For fun, I’m going to apply all of these to the document I’ve been referencing. The Fall of Fort Courage, a 23-page single-spaced document when in Calibri 11-point font with 1-inch margins, leaps to an extraordinary 82 pages after I: A) adjusted the margins to 1.5″ right and 1.5″ bottom, B) changed the font to Courier New, C) increased the overall font size to 13-point, D) bumped the spacing to 2.2, and E) increased the font size of each punctuation to 16-point.

For reference, the double-space length was 42 pages, so odds are you’ll only see about a one-hundred percent length increase if your document is normal and just double-spaced.

Now, that is only when you combine all of these tricks. I really don’t recommend that you do so. If I had handed in a document with all of these applied, it’d be painfully obvious that I had manipulated the formatting.

Furthermore, don’t use all of these tricks in excess. You don’t want to artificially increase your length way beyond the minimum of the assignment. For instance, if you were requested to write a five page paper, don’t write four pages and use all of these tricks to hit eight pages. Do just enough to get to five.

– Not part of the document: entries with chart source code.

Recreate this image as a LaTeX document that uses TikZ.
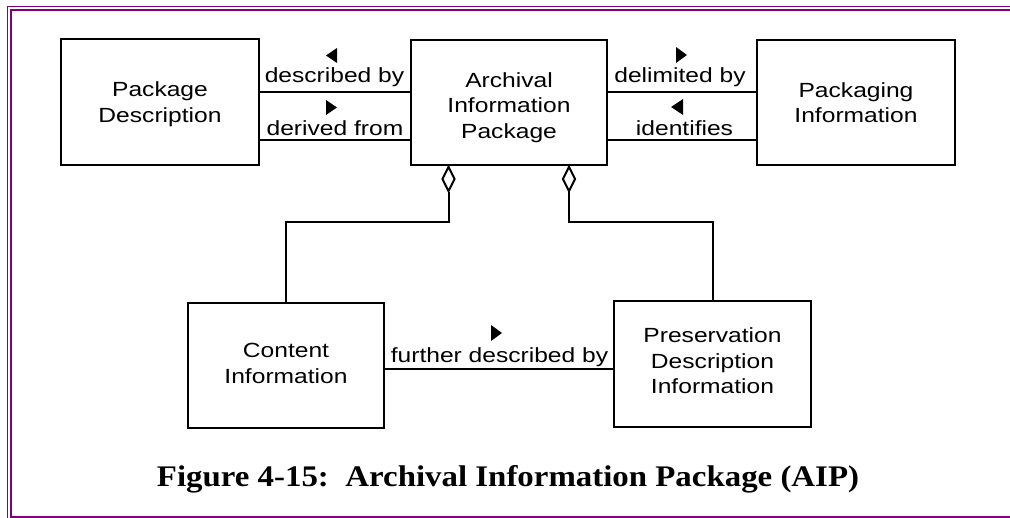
\documentclass[tikz,border=0pt]{standalone}
\usepackage{fontspec}
\setmainfont{Liberation Serif}
\newfontfamily\arialx[FakeStretch=1.2]{Liberation Sans}
\newfontfamily\capfontx[FakeStretch=1.1]{Liberation Serif}
\usetikzlibrary{shapes.geometric}
\definecolor{bordpurple}{HTML}{800080}
\newcommand\lblfont{\arialx\fontsize{20.5}{25.5}\selectfont}
\begin{document}
\begin{tikzpicture}[x=1pt,y=-1pt,
  box/.style={draw, line width=2.6pt, align=center, inner sep=0pt, font=\lblfont},
  conn/.style={draw, line width=2pt},
  lbl/.style={anchor=base, inner sep=0pt, font=\lblfont},
  tri/.style={fill=black},
  bord/.style={draw=bordpurple, line width=1.5pt},
  aggdiamond/.style={diamond, draw, fill=white, line width=2pt, inner sep=0pt, minimum width=13pt, minimum height=25pt, anchor=north}]
\useasboundingbox (0,0) rectangle (1010,518);
% border
\draw[bord] (7.7,518) -- (7.7,6.7) -- (1012,6.7);
\draw[bord] (1012,517) -- (11,517) -- (11,10) -- (1012,10);
% boxes
\node[box, text depth=0pt, minimum width=198pt, minimum height=126pt] (pd) at (160,102) {Package\\Description};
\node[box, text depth=0pt, text height=72pt, minimum width=196pt, minimum height=125pt] (aip) at (509,102.5) {Archival\\Information\\Package};
\node[box, minimum width=198pt, minimum height=125pt] (pi) at (856,102.5) {Packaging\\Information};
\node[box, text depth=4pt, minimum width=196pt, minimum height=125pt] (ci) at (286,365.5) {Content\\Information};
\node[box, text depth=6pt, minimum width=197pt, minimum height=126pt] (pdi) at (712.5,364) {Preservation\\Description\\Information};
% aggregation diamonds
\node[aggdiamond] (dm1) at (448.5,165.5) {};
\node[aggdiamond] (dm2) at (569,165.5) {};
% row coordinates
\coordinate (r1) at (0,92);
\coordinate (r2) at (0,140);
\coordinate (r3) at (0,369);
\coordinate (b1) at (448.5,222.5);
\coordinate (b2) at (569,222.5);
% connectors
\draw[conn] (pd.east |- r1) -- (aip.west |- r1);
\draw[conn] (pd.east |- r2) -- (aip.west |- r2);
\draw[conn] (aip.east |- r1) -- (pi.west |- r1);
\draw[conn] (aip.east |- r2) -- (pi.west |- r2);
\draw[conn] (ci.east |- r3) -- (pdi.west |- r3);
\draw[conn] (dm1.south) -- (b1) -| (ci.north);
\draw[conn] (dm2.south) -- (b2) -| (pdi.north);
% labels
\node[lbl] (l1) at (334.5,83) {described by};
\node[lbl] (l2) at (335,136) {derived from};
\node[lbl] (l3) at (680,83) {delimited by};
\node[lbl] (l4) at (684.5,136) {identifies};
\node[lbl] (l5) at (499.5,363) {further described by};
% direction triangles
\fill[tri] (326,55.5) -- (337,48) -- (337,63) -- cycle;
\fill[tri] (326,100) -- (326,115) -- (337,107.5) -- cycle;
\fill[tri] (676,47) -- (676,63) -- (687,55) -- cycle;
\fill[tri] (671,107) -- (683,99) -- (683,115) -- cycle;
\fill[tri] (491,325) -- (491,341) -- (502,333) -- cycle;
% caption
\node[anchor=base, inner sep=0pt, font=\capfontx\bfseries\fontsize{29.9}{32}\selectfont] (cap) at (508,486) {Figure 4-15:\ \ Archival Information Package (AIP)};
\end{tikzpicture}
\end{document}
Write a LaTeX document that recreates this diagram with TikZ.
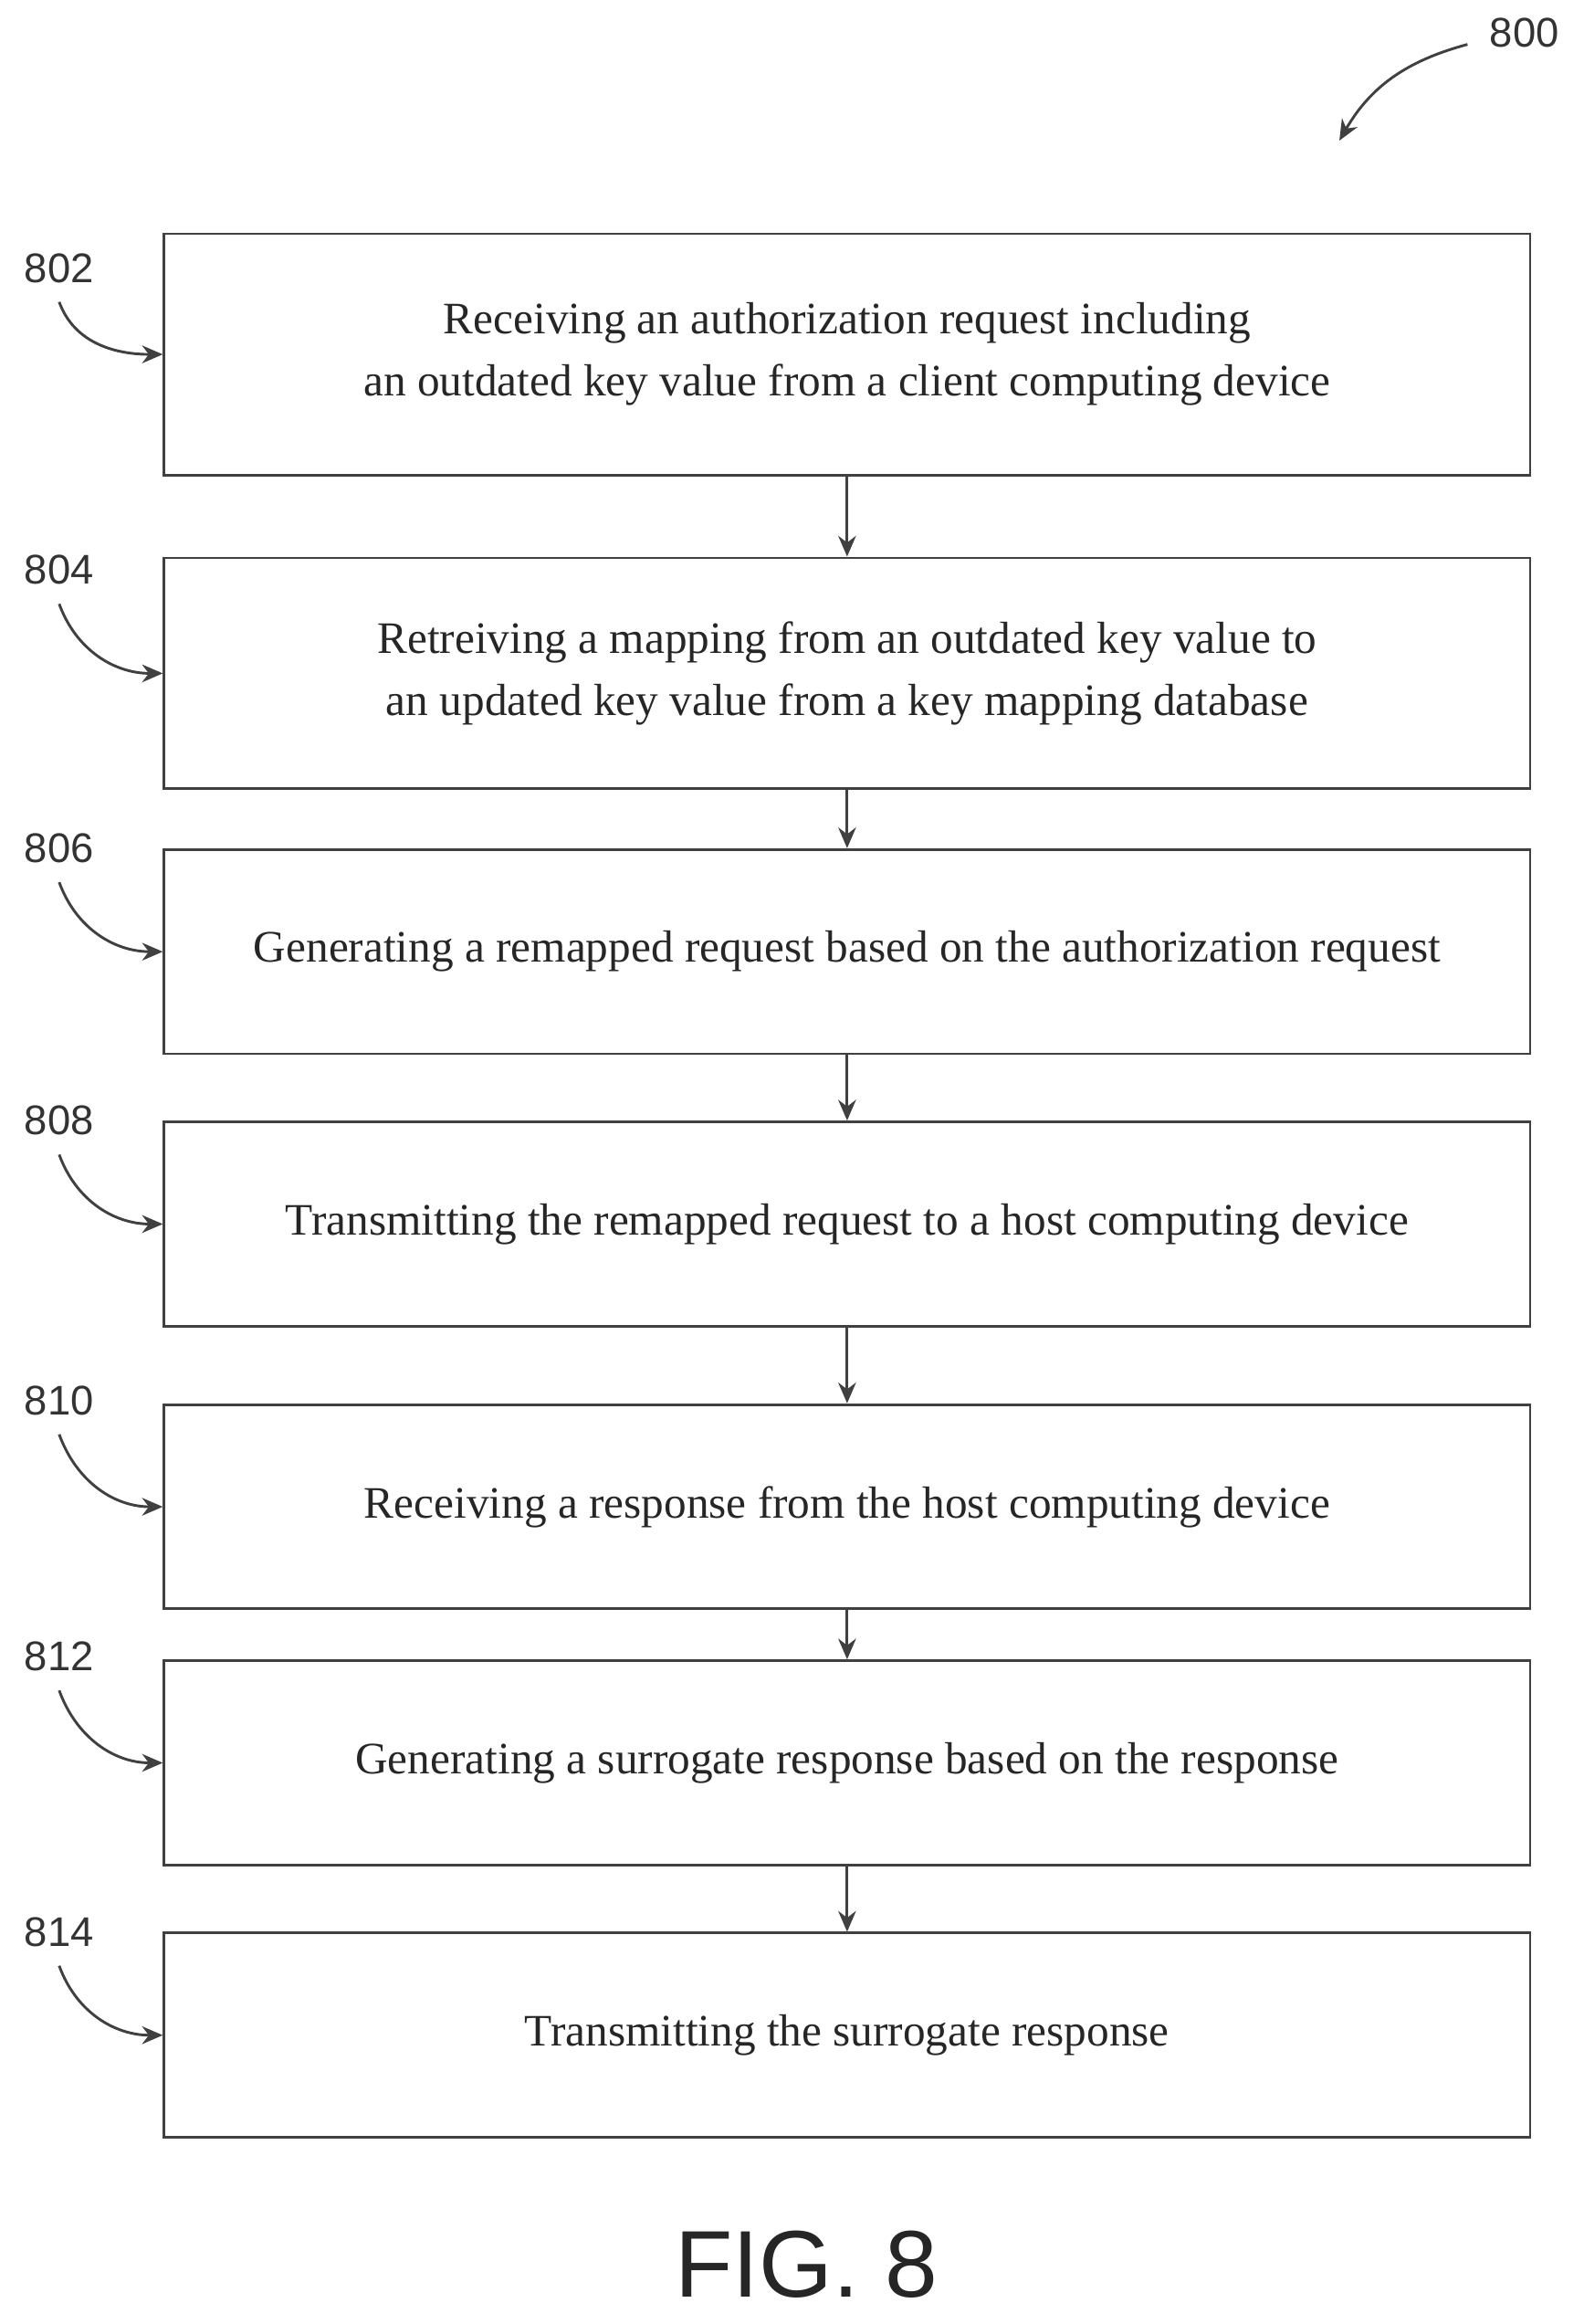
\documentclass[tikz,border=0pt]{standalone}
\usepackage{fontspec}
\setmainfont{Liberation Serif}
\newfontfamily\lblfont{Liberation Sans}
\usetikzlibrary{arrows.meta}
\begin{document}
\begin{tikzpicture}[x=0.5pt,y=-0.5pt,
  box/.style={draw=black!75,line width=0.9pt,minimum width=461.5pt,anchor=north west,inner sep=0pt,align=center,font=\fontsize{15.2}{21}\selectfont,text=black!85},
  lbl/.style={font=\lblfont\fontsize{14}{16}\selectfont,text=black!80},
  con/.style={draw=black!75,line width=0.9pt,-{Stealth[length=7pt,width=6pt]}}]
\useasboundingbox (0,0) rectangle (1070,1570);
\def\bx#1#2#3#4{\node[box,minimum height=#3*0.5pt] (#1) at (110,#2) {#4};}
\bx{b1}{157}{163}{Receiving an authorization request including\\an outdated key value from a client computing device}
\bx{b2}{376}{156}{Retreiving a mapping from an outdated key value to\\an updated key value from a key mapping database}
\bx{b3}{573}{138}{Generating a remapped request based on the authorization request}
\bx{b4}{757}{138}{Transmitting the remapped request to a host computing device}
\bx{b5}{948}{138}{Receiving a response from the host computing device}
\bx{b6}{1121}{138}{Generating a surrogate response based on the response}
\bx{b7}{1305}{138}{Transmitting the surrogate response}
\foreach \a/\b in {b1/b2,b2/b3,b3/b4,b4/b5,b5/b6,b6/b7} \draw[con] (\a.south) -- (\b.north);
\foreach \n/\l/\y in {b1/802/181,b2/804/385,b3/806/573,b4/808/757,b5/810/946,b6/812/1119,b7/814/1305}{
  \node[lbl] (l\n) at (40,\y) {\l};
  \draw[con] (l\n.south) ++(0,6) to[out=-70,in=180] (\n.west);
}
\node[lbl] (l800) at (1030,22) {800};
\coordinate (e800) at (905,95);
\draw[con] (l800.west) ++(-8,8) to[out=195,in=60] (e800);
\node[font=\lblfont\fontsize{32}{34}\selectfont,text=black!85] (fig) at (545,1530) {FIG. 8};
\end{tikzpicture}
\end{document}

My best advice is this: write as much as you can on the subject. Follow the steps I gave last week if you’re having trouble. Get as close as you possibly can to completing the assignment honestly. Then and only then try some of these tricks.

If you still haven’t hit your page requirement after implementing all of the tips and tricks I’ve given you in these two articles, then that class just isn’t for you, and I’d actually recommend either getting extra lessons from your professor or dropping it. If it’s your major, then… well, you have some thinking to do.